Three contributor paths

1. Reproduce a published scorecard

git checkout <commit-sha-from-scorecard>
bun run eval:run
# Match within tolerance bands (deterministic adapters byte-match)

2. Submit a new adapter

Implement eval/runner/adapters/<your-adapter>.ts against the Adapter interface (init(pages, config) → BrainState, query(q, state) → RankedDoc[]).
Register it in eval/runner/multi-adapter.ts.
Run bun run eval:run — it scores side-by-side against the 4 references.
Open a PR with your scorecard in docs/benchmarks/YYYY-MM-DD-<stack>.md.

3. Extend a Cat

Add a new Cat runner at eval/runner/catN-*.ts.
Wire into eval/runner/all.ts CATEGORIES.
Add tests at test/eval/catN.test.ts.
Commit a baseline to docs/benchmarks/.

Design doc + methodology

docs/benchmarks/TEMPLATE-brainbench-v1.md — scorecard format (coming in v1 Complete ship)
BrainBench v1 design doc: ~/.gstack/projects/garrytan-gbrain/garrytan-garrytan-gbrain-evals-design-20260418-081754.md (original)
3-axis metric framework: Retrieval (Cat 1-4), Ingestion (Cat 2, 6, 11), Assistant/personalization (Cat 5, 8, 9)
Anti-gaming: sealed qrels at the adapter boundary, N=3/5/10 tolerance bands, judge-version pinning, randomized query order per seeded run

License

MIT. Fixtures (world-v1, amara-life-v1) are fully fictional and redistributable.

Relationship to gbrain

gbrain-evals is a consumer of gbrain.
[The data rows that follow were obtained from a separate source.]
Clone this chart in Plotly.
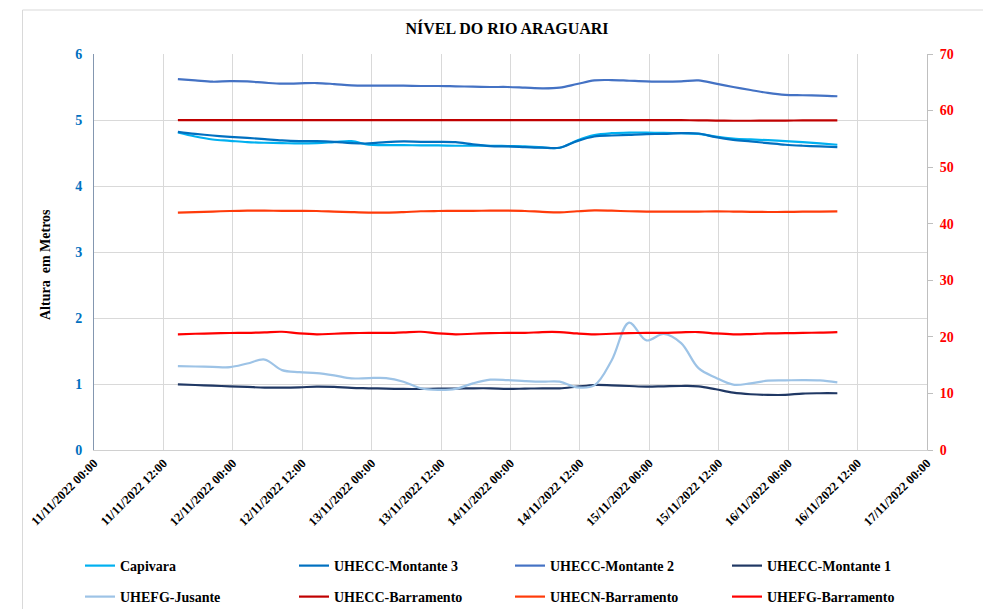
import pandas as pd
import plotly.graph_objects as go

# ---- data ----
times = pd.date_range("2022-11-11 14:30", periods=39, freq="3h")

capivara = [4.81, 4.75, 4.705, 4.685, 4.665, 4.655, 4.65, 4.645, 4.65, 4.665,
            4.68, 4.625, 4.62, 4.62, 4.615, 4.615, 4.61, 4.61, 4.61, 4.605,
            4.60, 4.585, 4.58, 4.69, 4.77, 4.80, 4.81, 4.81, 4.805, 4.80,
            4.79, 4.75, 4.72, 4.705, 4.695, 4.68, 4.665, 4.645, 4.625]

montante3 = [4.82, 4.79, 4.765, 4.745, 4.73, 4.71, 4.69, 4.68, 4.68, 4.67,
             4.65, 4.645, 4.665, 4.675, 4.67, 4.67, 4.665, 4.63, 4.605, 4.60,
             4.59, 4.58, 4.58, 4.68, 4.75, 4.765, 4.775, 4.785, 4.79, 4.80,
             4.795, 4.74, 4.70, 4.675, 4.65, 4.625, 4.61, 4.60, 4.59]

montante2 = [5.62, 5.60, 5.58, 5.59, 5.585, 5.565, 5.55, 5.555, 5.56, 5.545,
             5.525, 5.52, 5.52, 5.52, 5.515, 5.515, 5.51, 5.505, 5.50, 5.50,
             5.49, 5.48, 5.49, 5.545, 5.60, 5.605, 5.595, 5.585, 5.58, 5.585,
             5.60, 5.55, 5.50, 5.455, 5.41, 5.38, 5.375, 5.37, 5.36]

montante1 = [0.995, 0.985, 0.975, 0.965, 0.955, 0.945, 0.945, 0.95, 0.96, 0.955,
             0.94, 0.935, 0.93, 0.925, 0.925, 0.93, 0.93, 0.935, 0.935, 0.925,
             0.93, 0.935, 0.935, 0.96, 0.985, 0.98, 0.97, 0.96, 0.965, 0.97,
             0.965, 0.92, 0.87, 0.845, 0.835, 0.835, 0.855, 0.86, 0.86]

jusante = [1.27, 1.265, 1.26, 1.255, 1.31, 1.37, 1.21, 1.18, 1.165, 1.13,
           1.085, 1.09, 1.09, 1.035, 0.935, 0.91, 0.925, 1.01, 1.065, 1.06,
           1.045, 1.035, 1.035, 0.95, 0.98, 1.36, 1.93, 1.66, 1.76, 1.62,
           1.24, 1.095, 0.99, 1.01, 1.05, 1.055, 1.06, 1.055, 1.025]

uhecc_barr = [58.3, 58.3, 58.3, 58.3, 58.3, 58.3, 58.3, 58.3, 58.3, 58.3,
              58.3, 58.3, 58.3, 58.3, 58.3, 58.3, 58.3, 58.3, 58.3, 58.3,
              58.3, 58.3, 58.3, 58.3, 58.3, 58.3, 58.3, 58.3, 58.3, 58.3,
              58.28, 58.24, 58.2, 58.2, 58.22, 58.24, 58.25, 58.25, 58.25]

uhecn_barr = [41.95, 42.05, 42.15, 42.25, 42.3, 42.3, 42.28, 42.27, 42.25, 42.15,
              42.05, 41.97, 41.95, 42.05, 42.2, 42.25, 42.27, 42.28, 42.3, 42.3,
              42.25, 42.1, 42.0, 42.2, 42.35, 42.3, 42.2, 42.15, 42.12, 42.13,
              42.15, 42.18, 42.15, 42.1, 42.07, 42.08, 42.12, 42.15, 42.18]

uhefg_barr = [20.45, 20.55, 20.62, 20.68, 20.7, 20.8, 20.9, 20.6, 20.45, 20.55,
              20.65, 20.7, 20.7, 20.8, 20.9, 20.6, 20.45, 20.55, 20.65, 20.7,
              20.7, 20.85, 20.85, 20.6, 20.45, 20.55, 20.65, 20.7, 20.7, 20.8,
              20.85, 20.6, 20.45, 20.5, 20.6, 20.65, 20.7, 20.75, 20.85]

series = [
    ("Capivara", capivara, "#00B0F0", "y"),
    ("UHECC-Montante 3", montante3, "#0070C0", "y"),
    ("UHECC-Montante 2", montante2, "#4472C4", "y"),
    ("UHECC-Montante 1", montante1, "#203864", "y"),
    ("UHEFG-Jusante", jusante, "#9DC3E6", "y"),
    ("UHECC-Barramento", uhecc_barr, "#C00000", "y2"),
    ("UHECN-Barramento", uhecn_barr, "#FF3B0A", "y2"),
    ("UHEFG-Barramento", uhefg_barr, "#FF0000", "y2"),
]

FONT = "Liberation Serif, DejaVu Serif, serif"

# the page body adds an 8 px offset; design in screen pixels and shift
OFF = 8
SW, SH = 991, 609
W, H = SW - OFF, SH - OFF
# plot area in screen pixels: left 94, right 927, top 54, bottom 450
L, R, T, B = 94 - OFF, SW - 927, 54 - OFF, SH - 450
pw, ph = W - L - R, H - T - B


def px_x(p):
    return (p - OFF - L) / pw


def px_y(p):
    return (H - B - (p - OFF)) / ph


legend_cols_px = [80, 294, 510, 727]
legend_rows_px = [566, 597]

fig = go.Figure()
legend_layout = {}
for i, (name, vals, col, ax) in enumerate(series):
    lname = "legend" if i == 0 else f"legend{i + 1}"
    fig.add_trace(go.Scatter(x=times, y=vals, name=name, mode="lines",
                             line=dict(color=col, width=2.2, shape="spline"),
                             yaxis=ax, legend=lname))
    legend_layout[lname] = dict(
        x=px_x(legend_cols_px[i % 4]), y=px_y(legend_rows_px[i // 4]),
        xanchor="left", yanchor="middle", orientation="h",
        font=dict(family=FONT, size=14, color="black", weight="bold"),
        bgcolor="rgba(0,0,0,0)", itemwidth=30)

fig.update_layout(
    width=W, height=H,
    margin=dict(l=L, r=R, t=T, b=B, autoexpand=False),
    paper_bgcolor="white", plot_bgcolor="white",
    font=dict(family=FONT, color="black"),
    title=dict(text="<b>NÍVEL DO RIO ARAGUARI</b>", x=(507 - OFF) / W,
               xanchor="center", y=1 - (28 - OFF) / H, yanchor="middle",
               font=dict(family=FONT, size=16, color="black")),
    xaxis=dict(type="date", range=["2022-11-11 00:00", "2022-11-17 00:00"],
               tick0="2022-11-11 00:00", dtick=43200000,
               tickformat="%d/%m/%Y %H:%M", tickangle=-45,
               tickfont=dict(family=FONT, size=12.5, color="black", weight="bold"),
               showgrid=True, gridcolor="#D9D9D9", gridwidth=1,
               showline=True, linecolor="#D0D0D0", linewidth=1,
               ticks="", zeroline=False),
    yaxis=dict(range=[0, 6], dtick=1, showgrid=True, gridcolor="#D9D9D9",
               tickfont=dict(family=FONT, size=14, color="#0070C0", weight="bold"),
               showline=True, linecolor="#8497B0", linewidth=1,
               ticks="", ticklabelstandoff=8, zeroline=False),
    yaxis2=dict(range=[0, 70], dtick=10, overlaying="y", side="right",
                showgrid=False, zeroline=False,
                tickfont=dict(family=FONT, size=14, color="#FF0000", weight="bold"),
                showline=True, linecolor="#BFBFBF", linewidth=1,
                ticks="outside", ticklen=5, tickcolor="#BFBFBF",
                ticklabelstandoff=4),
    showlegend=True,
    **legend_layout,
)

fig.add_annotation(text="<b>Altura  em Metros</b>", textangle=-90,
                   xref="paper", yref="paper", x=px_x(45), y=px_y(265),
                   xanchor="center", yanchor="middle", showarrow=False,
                   font=dict(family=FONT, size=14, color="black"))

fig.add_shape(type="rect", xref="paper", yref="paper",
              x0=px_x(22.5), x1=px_x(986.5), y0=px_y(640), y1=px_y(10),
              line=dict(color="#D9D9D9", width=1), fillcolor="rgba(0,0,0,0)",
              layer="below")

fig.write_html("out.html")
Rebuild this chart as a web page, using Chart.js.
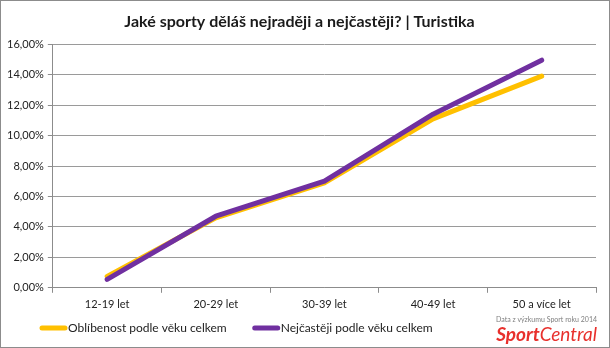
<!DOCTYPE html>
<html lang="cs">
<head>
    <meta charset="UTF-8">
    <title>Turistika</title>
    <script src="https://cdn.jsdelivr.net/npm/chart.js"></script>
    <style>
        html, body { margin: 0; padding: 0; background: #fff; }
        .frame {
            width: 610px;
            height: 348px;
            box-sizing: border-box;
            border: 1px solid #8c8c8c;
            position: relative;
        }
        #chart { display: block; }
    </style>
</head>
<body>
    <div class="frame">
        <canvas id="chart" width="608" height="346"></canvas>
    </div>

    <script>
        const ageGroups = ["12-19 let", "20-29 let", "30-39 let", "40-49 let", "50 a více let"];
        const favourite = [0.75, 4.6, 6.9, 11.1, 13.9];
        const mostOften = [0.55, 4.7, 7.0, 11.4, 14.95];
        const seriesNames = ["Oblíbenost podle věku celkem", "Nejčastěji podle věku celkem"];
        const yTicks = [0, 2, 4, 6, 8, 10, 12, 14, 16];

        const FONT = "Lato, 'Open Sans', sans-serif";

        // legend along the bottom left plus the source note on the right
        const footer = {
            id: 'footer',
            afterDraw(chart) {
                const ctx = chart.ctx;
                ctx.save();
                let x = 39;
                const y = 327;
                ctx.font = "12px " + FONT;
                ctx.textBaseline = 'middle';
                chart.data.datasets.forEach(ds => {
                    ctx.strokeStyle = ds.borderColor;
                    ctx.lineWidth = 5;
                    ctx.lineCap = 'round';
                    ctx.beginPath();
                    ctx.moveTo(x + 2, y);
                    ctx.lineTo(x + 25, y);
                    ctx.stroke();
                    ctx.fillStyle = '#222';
                    ctx.fillText(ds.label, x + 28, y);
                    x += 28 + ctx.measureText(ds.label).width + 26;
                });

                ctx.textAlign = 'right';
                ctx.fillStyle = '#808080';
                ctx.font = "7px " + FONT;
                ctx.fillText("Data z výzkumu Sport roku 2014", 596, 319);

                ctx.textBaseline = 'alphabetic';
                ctx.fillStyle = '#e8302c';
                ctx.font = "italic 19px " + FONT;
                ctx.fillText("Central", 596, 340);
                const w = ctx.measureText("Central").width;
                ctx.font = "italic bold 19px " + FONT;
                ctx.fillText("Sport", 596 - w, 340);
                ctx.restore();
            }
        };

        new Chart(document.getElementById('chart'), {
            type: 'line',
            data: {
                labels: ageGroups,
                datasets: [
                    {
                        label: seriesNames[0],
                        data: favourite,
                        borderColor: '#ffc000',
                        backgroundColor: '#ffc000',
                        order: 2
                    },
                    {
                        label: seriesNames[1],
                        data: mostOften,
                        borderColor: '#7030a0',
                        backgroundColor: '#7030a0',
                        order: 1
                    }
                ]
            },
            options: {
                responsive: false,
                animation: false,
                devicePixelRatio: 1,
                layout: { padding: { left: 2, right: 13, top: 0, bottom: 31 } },
                elements: {
                    line: { borderWidth: 5, tension: 0, borderCapStyle: 'round', borderJoinStyle: 'round' },
                    point: { radius: 0, hoverRadius: 0 }
                },
                plugins: {
                    legend: { display: false },
                    tooltip: { enabled: false },
                    title: {
                        display: true,
                        text: "Jaké sporty děláš nejraději a nejčastěji? | Turistika",
                        color: '#1a1a1a',
                        font: { family: FONT, size: 16, weight: 'bold' },
                        padding: { top: 11, bottom: 13 }
                    }
                },
                scales: {
                    x: {
                        offset: true,
                        grid: {
                            offset: true,
                            drawOnChartArea: false,
                            tickLength: 5,
                            tickColor: '#8c8c8c'
                        },
                        border: { color: '#8c8c8c' },
                        ticks: {
                            color: '#222',
                            padding: 5,
                            font: { family: FONT, size: 11 }
                        }
                    },
                    y: {
                        min: 0,
                        max: 16,
                        afterBuildTicks: axis => { axis.ticks = yTicks.map(v => ({ value: v })); },
                        grid: {
                            color: '#9a9a9a',
                            borderDash: [1, 1],
                            tickBorderDash: [],
                            tickColor: '#8c8c8c',
                            tickLength: 5
                        },
                        border: { color: '#8c8c8c' },
                        ticks: {
                            color: '#222',
                            padding: 4,
                            font: { family: FONT, size: 11 },
                            callback: v => v.toFixed(2).replace('.', ',') + '%'
                        }
                    }
                }
            },
            plugins: [footer]
        });
    </script>
</body>
</html>
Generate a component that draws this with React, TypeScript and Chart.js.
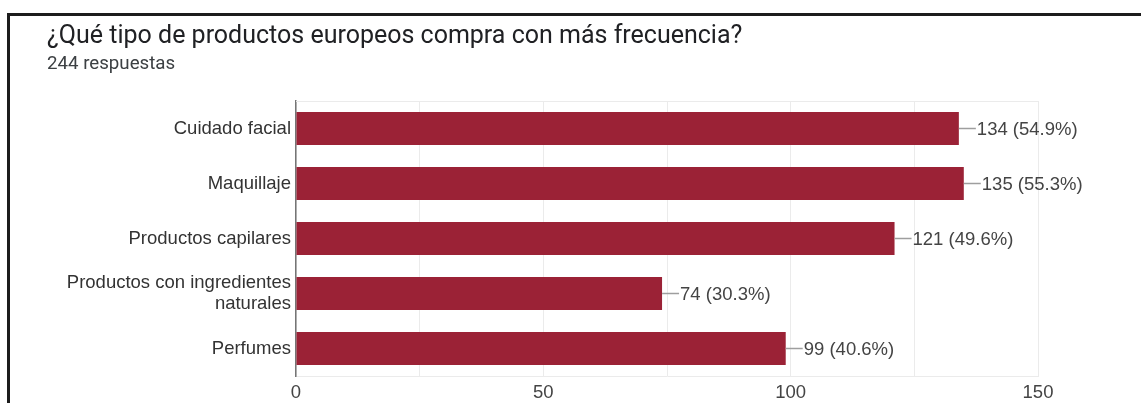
import React, { useEffect, useRef } from 'react';
import { Chart, registerables } from 'chart.js';

Chart.register(...registerables);

const titleText = '¿Qué tipo de productos europeos compra con más frecuencia?';
const subtitleText = '244 respuestas';
const categories: (string | string[])[] = [
  'Cuidado facial',
  'Maquillaje',
  'Productos capilares',
  ['Productos con ingredientes', 'naturales'],
  'Perfumes',
];
const counts = [134, 135, 121, 74, 99];
const percents = ['54.9%', '55.3%', '49.6%', '30.3%', '40.6%'];
const xMax = 150;
const xStep = 25;
const xLabelStep = 50;

const BAR_COLOR = '#9b2236';
const LABEL_FONT = '"Liberation Sans", Arial, sans-serif';
const LABEL_SIZE = 18.5;

const valueLabelPlugin = {
  id: 'valueLabels',
  afterDatasetsDraw(chart: any) {
    const ctx = chart.ctx;
    const meta = chart.getDatasetMeta(0);
    ctx.save();
    meta.data.forEach((el: any, i: number) => {
      const x = el.x;
      const y = el.y;
      ctx.strokeStyle = '#9e9e9e';
      ctx.lineWidth = 1.5;
      ctx.beginPath();
      ctx.moveTo(x, y);
      ctx.lineTo(x + 17, y);
      ctx.stroke();
      ctx.fillStyle = '#444444';
      ctx.font = `${LABEL_SIZE}px ${LABEL_FONT}`;
      ctx.textAlign = 'left';
      ctx.textBaseline = 'middle';
      ctx.fillText(`${counts[i]} (${percents[i]})`, x + 18, y + 1);
    });
    ctx.restore();
  },
};

const topLinePlugin = {
  id: 'topLine',
  beforeDatasetsDraw(chart: any) {
    const { ctx, chartArea } = chart;
    ctx.save();
    ctx.strokeStyle = '#ebebeb';
    ctx.lineWidth = 1;
    ctx.beginPath();
    ctx.moveTo(chartArea.left, chartArea.top + 0.5);
    ctx.lineTo(chartArea.right, chartArea.top + 0.5);
    ctx.stroke();
    ctx.restore();
  },
};

function BarChart() {
  const ref = useRef<HTMLCanvasElement | null>(null);
  useEffect(() => {
    if (!ref.current) return;
    const chart = new Chart(ref.current, {
      type: 'bar',
      data: {
        labels: categories,
        datasets: [
          {
            data: counts,
            backgroundColor: BAR_COLOR,
            borderWidth: 0,
            barPercentage: 0.6,
            categoryPercentage: 1,
          },
        ],
      },
      options: {
        indexAxis: 'y',
        responsive: false,
        animation: false,
        maintainAspectRatio: false,
        layout: { padding: { top: 101, right: 103, left: 0, bottom: 0 } },
        plugins: { legend: { display: false }, tooltip: { enabled: false } },
        scales: {
          x: {
            min: 0,
            max: xMax,
            afterFit(scale: any) {
              scale.height = 27;
            },
            grid: { color: '#ebebeb', lineWidth: 1, drawTicks: false },
            border: { color: '#ebebeb', width: 1 },
            ticks: {
              stepSize: xStep,
              padding: 6,
              color: '#444444',
              font: { family: LABEL_FONT, size: LABEL_SIZE },
              maxRotation: 0,
              callback: (v: any) => (Number(v) % xLabelStep === 0 ? String(v) : ''),
            },
          },
          y: {
            afterFit(scale: any) {
              scale.width = 296;
            },
            grid: { display: false, drawTicks: false },
            border: { color: '#757575', width: 1.5 },
            ticks: {
              padding: 5,
              color: '#333333',
              font: { family: LABEL_FONT, size: LABEL_SIZE, lineHeight: 1.1 },
              autoSkip: false,
            },
          },
        },
      },
      plugins: [valueLabelPlugin, topLinePlugin],
    });
    return () => chart.destroy();
  }, []);
  return <canvas ref={ref} width={1141} height={403} style={{ position: 'absolute', left: 0, top: 0 }} />;
}

export default function App() {
  return (
    <div
      style={{
        position: 'absolute',
        left: 0,
        top: 0,
        width: 1141,
        height: 403,
        overflow: 'hidden',
        background: '#ffffff',
      }}
    >
      <div
        style={{
          position: 'absolute',
          left: 7,
          top: 13,
          width: 1300,
          height: 600,
          border: '3px solid #1c1c1c',
          boxSizing: 'border-box',
        }}
      />
      <BarChart />
      <div
        style={{
          position: 'absolute',
          left: 47,
          top: 22,
          fontFamily: 'Roboto, sans-serif',
          fontSize: 25,
          lineHeight: 1,
          color: '#202124',
          whiteSpace: 'nowrap',
        }}
      >
        {titleText}
      </div>
      <div
        style={{
          position: 'absolute',
          left: 47,
          top: 54,
          fontFamily: 'Roboto, sans-serif',
          fontSize: 18.7,
          lineHeight: 1,
          color: '#3c4043',
          whiteSpace: 'nowrap',
        }}
      >
        {subtitleText}
      </div>
    </div>
  );
}
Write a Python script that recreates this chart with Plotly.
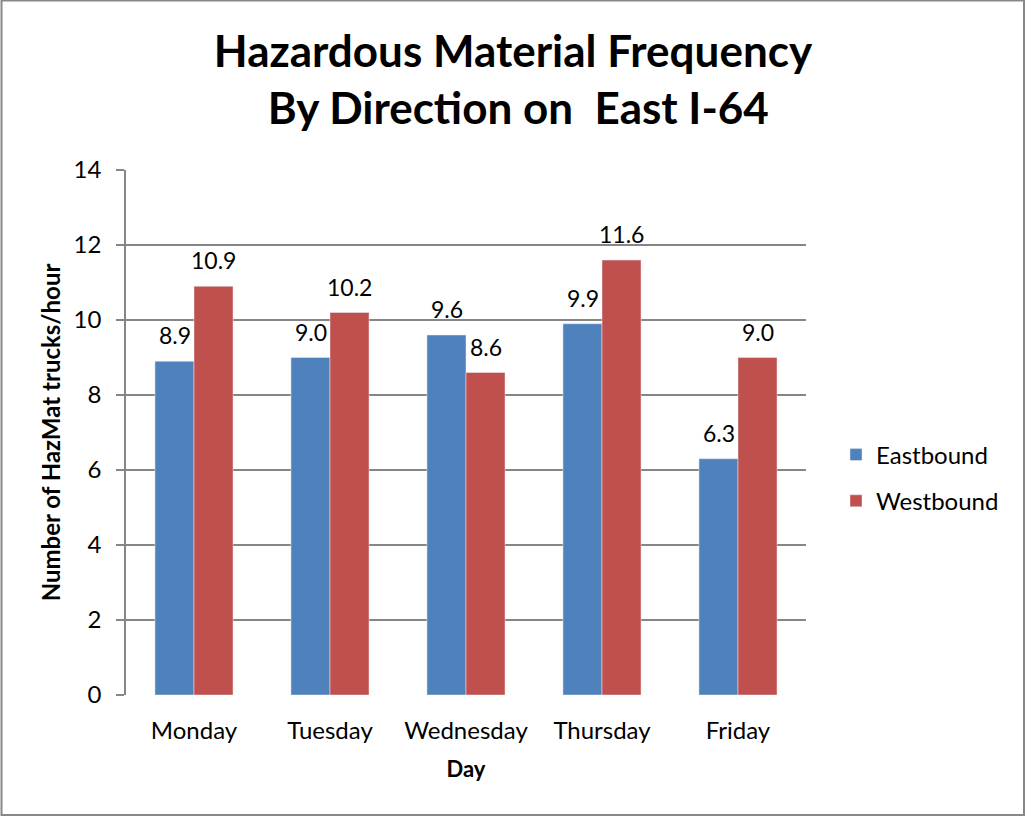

The benchmark imports gbrain's public surface via gbrain/* subpath exports:

gbrain/operations — the 36 operations (tool-bridge exposes 12 read-only + 3 dry_run)
gbrain/pglite-engine — in-memory Postgres for adapter state
gbrain/link-extraction — extractor under test
gbrain/import-file, gbrain/embedding, gbrain/transcription — ingest pipeline
gbrain/search/vector-grep-rrf-fusion — vector-grep-rrf-fusion RAG implementation
gbrain/types, gbrain/config, gbrain/engine — type contracts

Any adapter that implements the Adapter interface can be scored — gbrain is one of many reference stacks, not the benchmark's subject.